It is easy to forget how far Gloucester has come in the six years since Carolyn Kirk was elected mayor.
The city is no longer locked into bad union contracts like the former firefighters’ deal with staffing mandates that forced the closure of three fire stations and ran up overtime. A wind power project at Blackburn Industrial Park has significantly cut city power costs; the private-public partnership has served as a model for other communities.
Are there problems? Of course. There are significant questions over the future of the former Fuller School and the city-owned I-4, C-2 site as well as short-and long-term challenges for the city’s school system.
Businessman and developer Mac Bell, who jumped into the race at the 11th hour, has drawn attention to those and other issues through his campaign and a lively series of debates. He also has plenty of ideas about economic development, and the discussion has been good for the city.
But choosing a mayor is about more than ideas. It is also about action. The city needs a mayor who will make tough, often unpopular decisions while still being able to work effectively with others.
Kirk doesn’t merely talk about those issues in what-ifs and platitudes. She has made the hard choices to get the city’s economic house in order. For example, she has pushed the city to address its massive infrastructure needs with an ongoing $40 million-plus water improvement project.

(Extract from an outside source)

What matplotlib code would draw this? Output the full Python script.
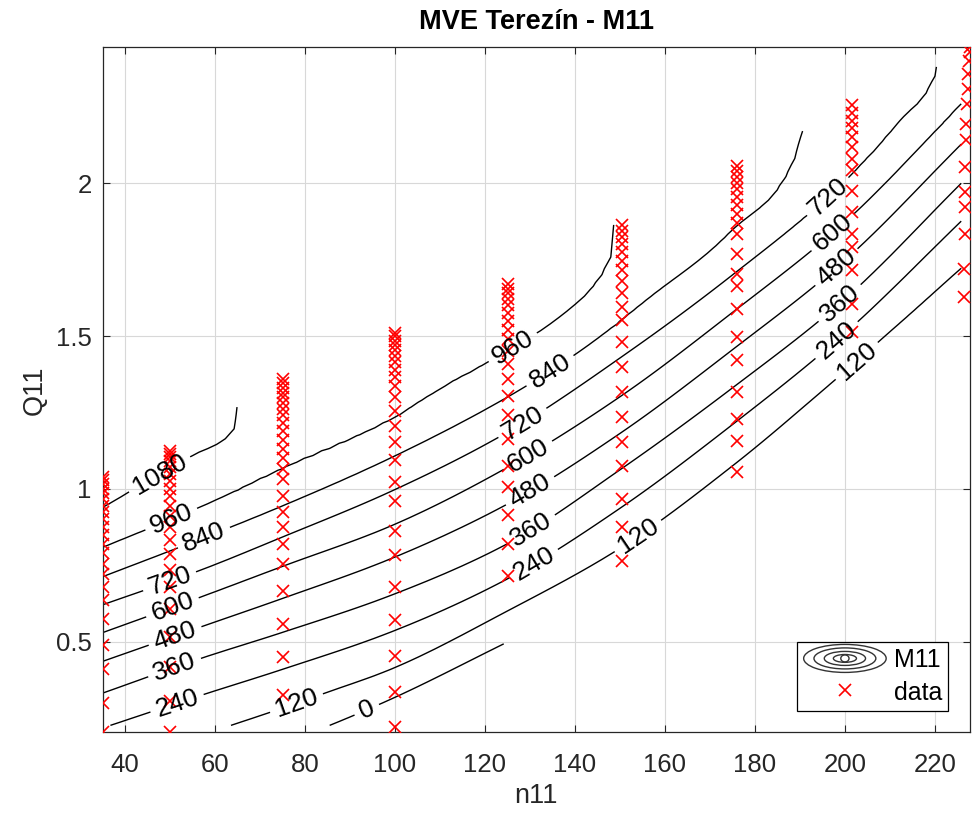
import numpy as np
import matplotlib
matplotlib.use("Agg")
import matplotlib.pyplot as plt
from matplotlib.legend_handler import HandlerBase
from matplotlib.patches import Ellipse
from matplotlib.lines import Line2D
from matplotlib.ticker import FuncFormatter

plt.rcParams['font.family'] = ['Liberation Sans', 'DejaVu Sans']

# ---------------- measured points (red x markers) ----------------
col_n11 = [35.05, 50.0, 75.1, 100.1, 125.2, 150.5, 176.0, 201.5]
q11_35 = [0.205, 0.30, 0.41, 0.49, 0.575, 0.635, 0.68, 0.72, 0.755, 0.79, 0.82,
          0.85, 0.875, 0.90, 0.925, 0.945, 0.965, 0.985, 1.0, 1.015, 1.03, 1.04]
q11_50 = [0.203, 0.307, 0.416, 0.514, 0.608, 0.678, 0.733, 0.788, 0.831, 0.874,
          0.91, 0.945, 0.975, 1.0, 1.025, 1.05, 1.07, 1.09, 1.105, 1.115, 1.125]
q11_75 = [0.324, 0.449, 0.558, 0.667, 0.755, 0.82, 0.874, 0.923, 0.978, 1.033,
          1.065, 1.10, 1.13, 1.16, 1.19, 1.215, 1.24, 1.26, 1.28, 1.30, 1.315,
          1.33, 1.345, 1.36]
q11_100 = [0.22, 0.334, 0.454, 0.569, 0.678, 0.782, 0.863, 0.961, 1.022, 1.093,
           1.153, 1.207, 1.256, 1.30, 1.335, 1.365, 1.39, 1.415, 1.435, 1.455,
           1.47, 1.485, 1.50, 1.51]
q11_125 = [0.716, 0.82, 0.913, 1.005, 1.076, 1.164, 1.24, 1.305, 1.36, 1.41,
           1.45, 1.49, 1.52, 1.55, 1.575, 1.60, 1.62, 1.64, 1.655, 1.67]
q11_150 = [0.765, 0.874, 0.967, 1.076, 1.153, 1.234, 1.316, 1.398, 1.48, 1.551,
           1.594, 1.64, 1.68, 1.715, 1.745, 1.775, 1.80, 1.825, 1.845, 1.865]
q11_175 = [1.054, 1.158, 1.229, 1.316, 1.42, 1.496, 1.589, 1.665, 1.704, 1.769,
           1.835, 1.87, 1.90, 1.93, 1.955, 1.98, 2.0, 2.02, 2.04, 2.055]
q11_200 = [1.513, 1.606, 1.715, 1.791, 1.835, 1.905, 1.976, 2.042, 2.08, 2.12,
           2.15, 2.18, 2.205, 2.23, 2.255]
n11_227 = [226.5, 226.5, 226.6, 226.6, 226.7, 226.8, 226.9, 227.0, 227.1, 227.3,
           227.4, 227.5, 227.7, 227.8]
q11_227 = [1.627, 1.72, 1.835, 1.922, 1.971, 2.053, 2.14, 2.195, 2.26, 2.31,
           2.358, 2.40, 2.43, 2.445]

# ------------- M11 field: Q11 of each contour level along n11 -------------
levels = [0, 120, 240, 360, 480, 600, 720, 840, 960, 1080]
lev_n = {
    0:    [35, 60, 82, 98.9, 124.4, 150, 175, 200, 228],
    120:  [35, 50, 61, 73, 85, 98.9, 125, 150, 175, 200, 226],
    240:  [35, 56.7, 75, 98.9, 125, 150, 175, 200, 226],
    360:  [35, 56.7, 75, 98.9, 125, 150, 175, 200, 226],
    480:  [35, 56.7, 75, 98.9, 125, 150, 175, 200, 226],
    600:  [35, 56.7, 75, 98.9, 125, 150, 175, 200, 226],
    720:  [35, 56.7, 75, 98.9, 125, 150, 175, 200, 212, 220.7, 223, 228],
    840:  [35, 56.7, 75, 98.9, 125, 140.4, 156.7, 175, 190.4, 193, 228],
    960:  [35, 56.7, 75, 98.9, 110.7, 125, 140.4, 146.2, 148.4, 150, 160, 228],
    1080: [35, 56, 61.8, 64.9, 66.5, 80, 228],
}
lev_q = {
    0:    [-0.05, 0.085, 0.205, 0.31, 0.494, 0.68, 0.88, 1.10, 1.35],
    120:  [0.085, 0.158, 0.213, 0.272, 0.334, 0.408, 0.60, 0.805, 1.075, 1.385, 1.724],
    240:  [0.217, 0.323, 0.409, 0.53, 0.705, 0.936, 1.21, 1.509, 1.878],
    360:  [0.331, 0.444, 0.530, 0.65, 0.82, 1.062, 1.33, 1.621, 2.002],
    480:  [0.435, 0.547, 0.641, 0.77, 0.95, 1.181, 1.455, 1.748, 2.130],
    600:  [0.529, 0.645, 0.746, 0.877, 1.07, 1.301, 1.577, 1.873, 2.261],
    720:  [0.62, 0.733, 0.842, 0.99, 1.185, 1.428, 1.70, 2.007, 2.20, 2.376, 2.7, 3.0],
    840:  [0.712, 0.835, 0.944, 1.10, 1.30, 1.443, 1.626, 1.845, 2.14, 2.6, 3.1],
    960:  [0.808, 0.94, 1.065, 1.224, 1.332, 1.45, 1.607, 1.705, 1.78, 2.1, 3.0, 3.3],
    1080: [0.938, 1.116, 1.158, 1.217, 1.6, 3.0, 3.4],
}

label_pos = [(48.4, 1.03), (49.6, 0.925), (57.8, 0.831), (50.0, 0.694),
             (50.7, 0.606), (51.1, 0.52), (51.1, 0.412), (51.6, 0.297),
             (78.4, 0.287), (94.0, 0.268),
             (126.2, 1.463), (134.4, 1.388), (128.4, 1.214), (129.6, 1.109),
             (130.0, 0.994), (130.4, 0.863), (131.1, 0.749), (154.4, 0.837),
             (196.0, 1.96), (197.3, 1.839), (198.4, 1.721), (198.9, 1.607),
             (198.2, 1.486), (202.9, 1.414)]


def pchip(x, y, xn):
    x = np.asarray(x, float)
    y = np.asarray(y, float)
    h = np.diff(x)
    d = np.diff(y) / h
    m = np.zeros_like(y)
    m[0], m[-1] = d[0], d[-1]
    for k in range(1, len(x) - 1):
        if d[k - 1] * d[k] > 0:
            w1 = 2 * h[k] + h[k - 1]
            w2 = h[k] + 2 * h[k - 1]
            m[k] = (w1 + w2) / (w1 / d[k - 1] + w2 / d[k])
    xn = np.clip(xn, x[0], x[-1])
    i = np.clip(np.searchsorted(x, xn) - 1, 0, len(x) - 2)
    t = (xn - x[i]) / h[i]
    h00 = 2 * t**3 - 3 * t**2 + 1
    h10 = t**3 - 2 * t**2 + t
    h01 = -2 * t**3 + 3 * t**2
    h11 = t**3 - t**2
    return h00 * y[i] + h10 * h[i] * m[i] + h01 * y[i + 1] + h11 * h[i] * m[i + 1]


def convex_hull(pts):
    pts = sorted(set(map(tuple, pts)))

    def cross(o, a, b):
        return (a[0] - o[0]) * (b[1] - o[1]) - (a[1] - o[1]) * (b[0] - o[0])
    lower, upper = [], []
    for p in pts:
        while len(lower) >= 2 and cross(lower[-2], lower[-1], p) <= 0:
            lower.pop()
        lower.append(p)
    for p in reversed(pts):
        while len(upper) >= 2 and cross(upper[-2], upper[-1], p) <= 0:
            upper.pop()
        upper.append(p)
    return np.array(lower[:-1] + upper[:-1])


# assemble data points
cols_q = [q11_35, q11_50, q11_75, q11_100, q11_125, q11_150, q11_175, q11_200]
pn = np.concatenate([np.full(len(q), n) for n, q in zip(col_n11, cols_q)] + [np.array(n11_227)])
pq = np.concatenate([np.array(q) for q in cols_q] + [np.array(q11_227)])

xmin, xmax = pn.min(), pn.max()
ymin, ymax = pq.min(), pq.max()

ng = np.linspace(xmin, xmax, 100)
qg = np.linspace(ymin, ymax, 100)
NG, QG = np.meshgrid(ng, qg)

cross_q = np.array([pchip(lev_n[L], lev_q[L], ng) for L in levels])
lo = cross_q[0] - (cross_q[1] - cross_q[0])
hi = cross_q[-1] + 0.5
cq = np.vstack([lo, cross_q, hi])
lv = np.array([levels[0] - 120] + levels + [levels[-1] + 120], float)
cq = np.maximum.accumulate(cq + np.arange(len(lv))[:, None] * 1e-6, axis=0)
Z = np.empty_like(NG)
for j in range(len(ng)):
    Z[:, j] = pchip(cq[:, j], lv, qg)

# mask outside convex hull of the measured points
hull = convex_hull(np.column_stack([pn, pq]))
sx, sy = xmax - xmin, ymax - ymin
H = np.column_stack([(hull[:, 0] - xmin) / sx, (hull[:, 1] - ymin) / sy])
PX = (NG - xmin) / sx
PY = (QG - ymin) / sy
inside = np.ones_like(NG, bool)
for k in range(len(H)):
    a, b = H[k], H[(k + 1) % len(H)]
    c = (b[0] - a[0]) * (PY - a[1]) - (b[1] - a[1]) * (PX - a[0])
    inside &= c >= -1e-9
Zm = np.ma.masked_where(~inside, Z)

# ---------------- figure ----------------
fig = plt.figure(figsize=(9.77, 8.17), dpi=100)
ax = fig.add_axes([0.1051, 0.1037, 0.8877, 0.8384])
dark = '#262626'

cs = ax.contour(NG, QG, Zm, levels=levels, colors='k', linewidths=1.0, zorder=2)
ax.clabel(cs, manual=label_pos, inline=True, fmt='%d', fontsize=19, inline_spacing=6)
ax.plot(pn, pq, linestyle='none', marker='x', color='red', ms=8.5, mew=1.2, zorder=3)

ax.set_xlim(xmin, xmax)
ax.set_ylim(ymin, ymax)
ax.set_xticks(np.arange(40, 221, 20))
ax.set_yticks([0.5, 1, 1.5, 2])
ax.yaxis.set_major_formatter(FuncFormatter(lambda v, p: '%g' % v))
ax.grid(True, color='#d8d8d8', linewidth=0.8)
ax.set_axisbelow(True)
ax.tick_params(direction='in', length=5, width=0.8, top=True, right=True,
               labelsize=18.5, colors=dark)
ax.tick_params(axis='x', pad=15)
ax.tick_params(axis='y', pad=8)
for s in ax.spines.values():
    s.set_color(dark)
    s.set_linewidth(0.9)

ax.set_title('MVE Terezín - M11', fontsize=19.5, fontweight='bold', color='k', pad=13)
ax.set_xlabel('n11', fontsize=19.5, color=dark, labelpad=4)
ax.set_ylabel('Q11', fontsize=19.5, color=dark, labelpad=6)


class ContourProxy:
    pass


class HandlerContour(HandlerBase):
    def create_artists(self, legend, orig_handle, xdescent, ydescent, width,
                       height, fontsize, trans):
        cx = width / 2 - xdescent
        cy = height / 2 - ydescent
        arts = []
        for f in [1.0, 0.75, 0.5, 0.28, 0.1]:
            e = Ellipse((cx, cy), width * f, height * 1.35 * max(f, 0.25), fill=False,
                        edgecolor='#333333', linewidth=1.0, transform=trans)
            arts.append(e)
        return arts


data_handle = Line2D([], [], linestyle='none', marker='x', color='red', ms=8.5, mew=1.2)
leg = ax.legend([ContourProxy(), data_handle], ['M11', 'data'],
                handler_map={ContourProxy: HandlerContour()},
                loc='lower right', bbox_to_anchor=(0.975, 0.031),
                borderaxespad=0, fontsize=18, handlelength=3.3, handleheight=0.9,
                fancybox=False, framealpha=1, edgecolor='k', borderpad=0.25,
                labelspacing=0.35, handletextpad=0.3)
leg.get_frame().set_linewidth(0.9)

fig.savefig('out.png', dpi=100)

She knows the realities of dealing with the state and federal government on waterfront issues. She has confronted school issues not by merely throwing money at the problems, but by taking precise and sometimes difficult steps — like shifting school grounds maintenance and operation of the Talbot Rink to the Department of Public Works.
While the mayor has drawn intense criticism from Bell and others for a perceived “my way or the highway” attitude, let’s not forget the significant cooperative steps Kirk has taken.
Dick Wilson, the driving force behind the city’s phenomenal Newell Renewal stadium partnership project, has said the effort would not have been possible without Kirk’s backing. She built a private-public partnership that brought the installation of wind turbines in Blackburn Industrial Park — saving on city energy costs and stepping forward as a state-recognized “green community.” She stood up to back Cape Pond Ice in its efforts to pull out of the waterfront’s Designated Port Area, opening the door to fielding such requests on a case-by-case basis.
For all his talk of “collaboration,” Bell has not always shown a strong ability to work with others. He pulled back his own Birdseye redevelopment plan before selling the property when the council rightfully would not grant him approval for a wide variety of uses for the site that drew intense opposition from project neighbors.
Then there’s Bell’s penchant for what some call “Mac being Mac” — his past brushes with police, his putting off payment of $1,000 restitution in a September court case, leading the Gloucester District Court to briefly issue a warrant for his arrest earlier this week. (Bell did pay the $1,000 fine.) That may be “Mac being Mac,” but they are not the actions of someone who now aspires to be our city’s CEO and most visible leader.
Kirk has served as Gloucester’s CEO and leader for six years, and she has done so effectively, moving the city forward while preparing for the future.
In short, she has provided the kind of leadership this city has needed, and still needs. She deserves an emphatic vote for re-election to a fourth term next Tuesday.